◆ Task details: Set down the data below without change, skipping the pictures it holds.

◆ Dataset extract:
####################

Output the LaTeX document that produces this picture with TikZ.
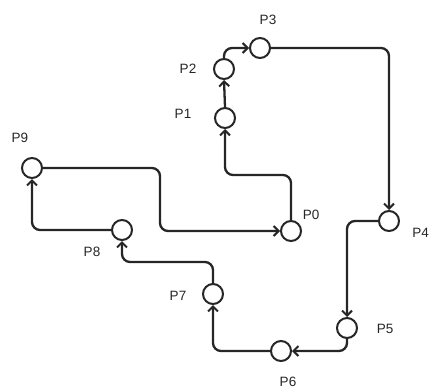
\documentclass[tikz,border=0pt]{standalone}
\usepackage{fontspec}
\setmainfont{Liberation Sans}
\usetikzlibrary{arrows.meta}
\begin{document}
\begin{tikzpicture}[x=1pt,y=-1pt,
  pt/.style={circle,draw,line width=2pt,minimum size=20pt,inner sep=0pt,fill=white},
  lbl/.style={font=\fontsize{13.5}{15}\selectfont,inner sep=0pt,text=black!85},
  arr/.style={line width=2.3pt,draw=black!85,rounded corners=8pt,-{Straight Barb[length=5pt,width=10pt,line width=2pt]}}]
\useasboundingbox (0,0) rectangle (430,388);
\node[pt,draw=black!85] (p0) at (291,231) {};
\node[pt,draw=black!85] (p1) at (225,118) {};
\node[pt,draw=black!85] (p2) at (224,69) {};
\node[pt,draw=black!85] (p3) at (260,48) {};
\node[pt,draw=black!85] (p4) at (389,221) {};
\node[pt,draw=black!85] (p5) at (347,328) {};
\node[pt,draw=black!85] (p6) at (281,351) {};
\node[pt,draw=black!85] (p7) at (213,294) {};
\node[pt,draw=black!85] (p8) at (122,230) {};
\node[pt,draw=black!85] (p9) at (32,168) {};
\node[lbl] (l0) at (311,215) {P0};
\node[lbl] (l1) at (183,114) {P1};
\node[lbl] (l2) at (188,69) {P2};
\node[lbl] (l3) at (268,20) {P3};
\node[lbl,anchor=east] (l4) at (429,233) {P4};
\node[lbl] (l5) at (385,329) {P5};
\node[lbl] (l6) at (288,382) {P6};
\node[lbl] (l7) at (178,296) {P7};
\node[lbl] (l8) at (92,252) {P8};
\node[lbl] (l9) at (20,138) {P9};
\coordinate (m9) at (160,200);
\draw[arr] (p0.north) -- (p0.north |- 0,175) -| (p1.south);
\draw[arr] (p1.north) -- (p2.south);
\draw[arr] (p2.north) |- (p3.west);
\draw[arr] (p3.east) -| (p4.north);
\draw[arr] (p4.west) -| (p5.north);
\draw[arr] (p5.south) |- (p6.east);
\draw[arr] (p6.west) -| (p7.south);
\draw[arr] (p7.north) -- (p7.north |- 0,262) -| (p8.south);
\draw[arr] (p8.west) -| (p9.south);
\draw[arr] (p9.east) -| (m9) |- (p0.west);
\end{tikzpicture}
\end{document}
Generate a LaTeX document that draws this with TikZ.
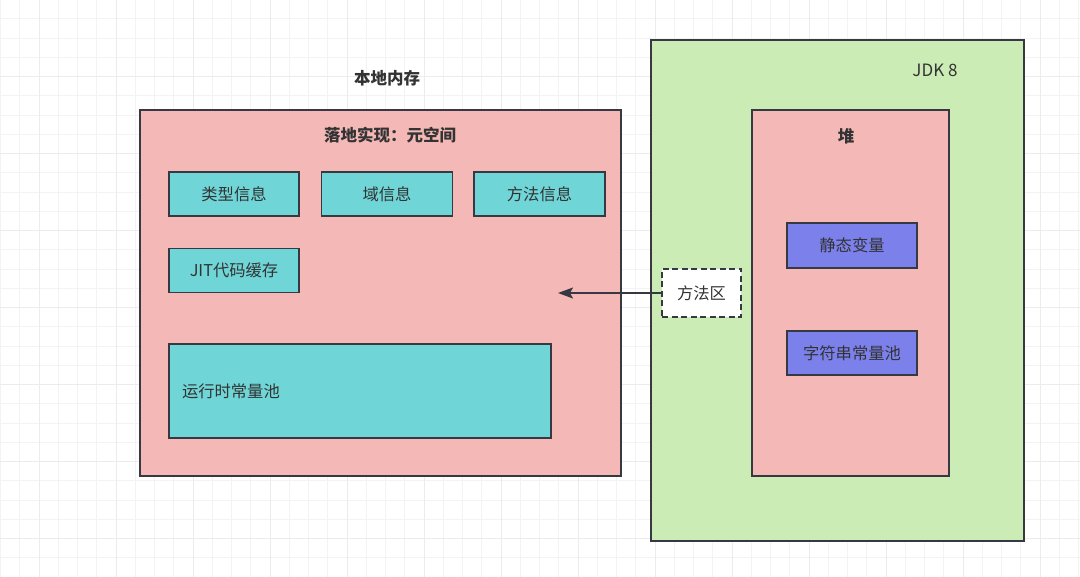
\documentclass[tikz,border=0pt]{standalone}
\usepackage{fontspec}
\setmainfont{Noto Sans CJK SC}
\usetikzlibrary{arrows.meta}
\definecolor{pinkc}{RGB}{244,185,183}
\definecolor{tealc}{RGB}{111,213,214}
\definecolor{bluec}{RGB}{123,128,235}
\definecolor{greenc}{RGB}{203,237,181}
\definecolor{edgec}{RGB}{54,57,65}
\definecolor{textc}{RGB}{51,51,51}
\definecolor{gridminor}{RGB}{243,243,243}
\definecolor{gridmajor}{RGB}{236,236,236}
\tikzset{
  boxbase/.style={draw=edgec, line width=1.9pt, inner sep=0pt, text=textc, font=\fontsize{16.3}{19}\selectfont},
  pinkbox/.style={boxbase, fill=pinkc},
  tealbox/.style={boxbase, fill=tealc},
  bluebox/.style={boxbase, fill=bluec},
  greenbox/.style={boxbase, fill=greenc},
  dashbox/.style={boxbase, fill=white, dash pattern=on 6pt off 3.5pt},
  titlelbl/.style={text=textc, inner sep=0pt, font=\fontsize{16.5}{19}\selectfont\bfseries},
  plainlbl/.style={text=textc, inner sep=0pt, font=\fontsize{17}{20}\selectfont},
  conn/.style={draw=edgec, line width=1.7pt, -{Stealth[length=15pt,width=11pt,inset=3pt]}}
}
\begin{document}
\begin{tikzpicture}[x=1pt,y=-1pt]
\useasboundingbox (0,0) rectangle (1080,577);
\fill[white] (0,0) rectangle (1080,577);
% grid
\foreach \i in {0,...,56} {
  \draw[gridminor, line width=1pt] (0.5+19.25*\i,0) -- (0.5+19.25*\i,577);
}
\foreach \j in {0,...,30} {
  \draw[gridminor, line width=1pt] (0,-0.3+19.25*\j) -- (1080,-0.3+19.25*\j);
}
\foreach \i in {0,...,14} {
  \draw[gridmajor, line width=1pt] (39+77*\i,0) -- (39+77*\i,577);
}
\foreach \j in {0,...,7} {
  \draw[gridmajor, line width=1pt] (0,-0.3+77*\j) -- (1080,-0.3+77*\j);
}
% left side
\node[titlelbl] (local) at (387,78) {本地内存};
\node[pinkbox, minimum width=481pt, minimum height=366pt] (meta) at (380.5,293) {};
\node[titlelbl] (metatitle) at (390,135) {落地实现：元空间};
\node[tealbox, minimum width=130pt, minimum height=44pt] (type) at (234,194) {类型信息};
\node[tealbox, minimum width=131pt, minimum height=44pt] (field) at (387,194) {域信息};
\node[tealbox, minimum width=131pt, minimum height=44pt] (method) at (539.5,194) {方法信息};
\node[tealbox, minimum width=130pt, minimum height=44pt] (jit) at (234,270.5) {JIT代码缓存};
\node[tealbox, minimum width=382pt, minimum height=94pt, text width=356pt, align=left, inner xsep=13pt] (rcp) at (360,391) {运行时常量池};
% right side
\node[greenbox, minimum width=373pt, minimum height=501pt] (jdk) at (837.5,290.5) {};
\node[plainlbl] (jdklbl) at (935,70) {JDK 8};
\node[pinkbox, minimum width=197pt, minimum height=366pt] (heap) at (850.5,293) {};
\node[titlelbl] (heaplbl) at (846,136) {堆};
\node[bluebox, minimum width=130pt, minimum height=45pt] (static) at (852,245.5) {静态变量};
\node[bluebox, minimum width=130pt, minimum height=44pt] (strpool) at (852,353) {字符串常量池};
\node[dashbox, minimum width=79pt, minimum height=48pt] (mzone) at (701.5,293) {方法区};
\coordinate (tip) at (558,293);
\draw[conn] (mzone.west) -- (tip);
\end{tikzpicture}
\end{document}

####################

◆ The completed task:
Output the LaTeX document that produces this picture with TikZ.
\documentclass[tikz,border=0pt]{standalone}
\usepackage{fontspec}
\setmainfont{Liberation Sans}
\usetikzlibrary{arrows.meta}
\begin{document}
\begin{tikzpicture}[x=1pt,y=-1pt,
  pt/.style={circle,draw,line width=2pt,minimum size=20pt,inner sep=0pt,fill=white},
  lbl/.style={font=\fontsize{13.5}{15}\selectfont,inner sep=0pt,text=black!85},
  arr/.style={line width=2.3pt,draw=black!85,rounded corners=8pt,-{Straight Barb[length=5pt,width=10pt,line width=2pt]}}]
\useasboundingbox (0,0) rectangle (430,388);
\node[pt,draw=black!85] (p0) at (291,231) {};
\node[pt,draw=black!85] (p1) at (225,118) {};
\node[pt,draw=black!85] (p2) at (224,69) {};
\node[pt,draw=black!85] (p3) at (260,48) {};
\node[pt,draw=black!85] (p4) at (389,221) {};
\node[pt,draw=black!85] (p5) at (347,328) {};
\node[pt,draw=black!85] (p6) at (281,351) {};
\node[pt,draw=black!85] (p7) at (213,294) {};
\node[pt,draw=black!85] (p8) at (122,230) {};
\node[pt,draw=black!85] (p9) at (32,168) {};
\node[lbl] (l0) at (311,215) {P0};
\node[lbl] (l1) at (183,114) {P1};
\node[lbl] (l2) at (188,69) {P2};
\node[lbl] (l3) at (268,20) {P3};
\node[lbl,anchor=east] (l4) at (429,233) {P4};
\node[lbl] (l5) at (385,329) {P5};
\node[lbl] (l6) at (288,382) {P6};
\node[lbl] (l7) at (178,296) {P7};
\node[lbl] (l8) at (92,252) {P8};
\node[lbl] (l9) at (20,138) {P9};
\coordinate (m9) at (160,200);
\draw[arr] (p0.north) -- (p0.north |- 0,175) -| (p1.south);
\draw[arr] (p1.north) -- (p2.south);
\draw[arr] (p2.north) |- (p3.west);
\draw[arr] (p3.east) -| (p4.north);
\draw[arr] (p4.west) -| (p5.north);
\draw[arr] (p5.south) |- (p6.east);
\draw[arr] (p6.west) -| (p7.south);
\draw[arr] (p7.north) -- (p7.north |- 0,262) -| (p8.south);
\draw[arr] (p8.west) -| (p9.south);
\draw[arr] (p9.east) -| (m9) |- (p0.west);
\end{tikzpicture}
\end{document}
Generate a LaTeX document that draws this with TikZ.
\documentclass[tikz,border=0pt]{standalone}
\usepackage{fontspec}
\setmainfont{Noto Sans CJK SC}
\usetikzlibrary{arrows.meta}
\definecolor{pinkc}{RGB}{244,185,183}
\definecolor{tealc}{RGB}{111,213,214}
\definecolor{bluec}{RGB}{123,128,235}
\definecolor{greenc}{RGB}{203,237,181}
\definecolor{edgec}{RGB}{54,57,65}
\definecolor{textc}{RGB}{51,51,51}
\definecolor{gridminor}{RGB}{243,243,243}
\definecolor{gridmajor}{RGB}{236,236,236}
\tikzset{
  boxbase/.style={draw=edgec, line width=1.9pt, inner sep=0pt, text=textc, font=\fontsize{16.3}{19}\selectfont},
  pinkbox/.style={boxbase, fill=pinkc},
  tealbox/.style={boxbase, fill=tealc},
  bluebox/.style={boxbase, fill=bluec},
  greenbox/.style={boxbase, fill=greenc},
  dashbox/.style={boxbase, fill=white, dash pattern=on 6pt off 3.5pt},
  titlelbl/.style={text=textc, inner sep=0pt, font=\fontsize{16.5}{19}\selectfont\bfseries},
  plainlbl/.style={text=textc, inner sep=0pt, font=\fontsize{17}{20}\selectfont},
  conn/.style={draw=edgec, line width=1.7pt, -{Stealth[length=15pt,width=11pt,inset=3pt]}}
}
\begin{document}
\begin{tikzpicture}[x=1pt,y=-1pt]
\useasboundingbox (0,0) rectangle (1080,577);
\fill[white] (0,0) rectangle (1080,577);
% grid
\foreach \i in {0,...,56} {
  \draw[gridminor, line width=1pt] (0.5+19.25*\i,0) -- (0.5+19.25*\i,577);
}
\foreach \j in {0,...,30} {
  \draw[gridminor, line width=1pt] (0,-0.3+19.25*\j) -- (1080,-0.3+19.25*\j);
}
\foreach \i in {0,...,14} {
  \draw[gridmajor, line width=1pt] (39+77*\i,0) -- (39+77*\i,577);
}
\foreach \j in {0,...,7} {
  \draw[gridmajor, line width=1pt] (0,-0.3+77*\j) -- (1080,-0.3+77*\j);
}
% left side
\node[titlelbl] (local) at (387,78) {本地内存};
\node[pinkbox, minimum width=481pt, minimum height=366pt] (meta) at (380.5,293) {};
\node[titlelbl] (metatitle) at (390,135) {落地实现：元空间};
\node[tealbox, minimum width=130pt, minimum height=44pt] (type) at (234,194) {类型信息};
\node[tealbox, minimum width=131pt, minimum height=44pt] (field) at (387,194) {域信息};
\node[tealbox, minimum width=131pt, minimum height=44pt] (method) at (539.5,194) {方法信息};
\node[tealbox, minimum width=130pt, minimum height=44pt] (jit) at (234,270.5) {JIT代码缓存};
\node[tealbox, minimum width=382pt, minimum height=94pt, text width=356pt, align=left, inner xsep=13pt] (rcp) at (360,391) {运行时常量池};
% right side
\node[greenbox, minimum width=373pt, minimum height=501pt] (jdk) at (837.5,290.5) {};
\node[plainlbl] (jdklbl) at (935,70) {JDK 8};
\node[pinkbox, minimum width=197pt, minimum height=366pt] (heap) at (850.5,293) {};
\node[titlelbl] (heaplbl) at (846,136) {堆};
\node[bluebox, minimum width=130pt, minimum height=45pt] (static) at (852,245.5) {静态变量};
\node[bluebox, minimum width=130pt, minimum height=44pt] (strpool) at (852,353) {字符串常量池};
\node[dashbox, minimum width=79pt, minimum height=48pt] (mzone) at (701.5,293) {方法区};
\coordinate (tip) at (558,293);
\draw[conn] (mzone.west) -- (tip);
\end{tikzpicture}
\end{document}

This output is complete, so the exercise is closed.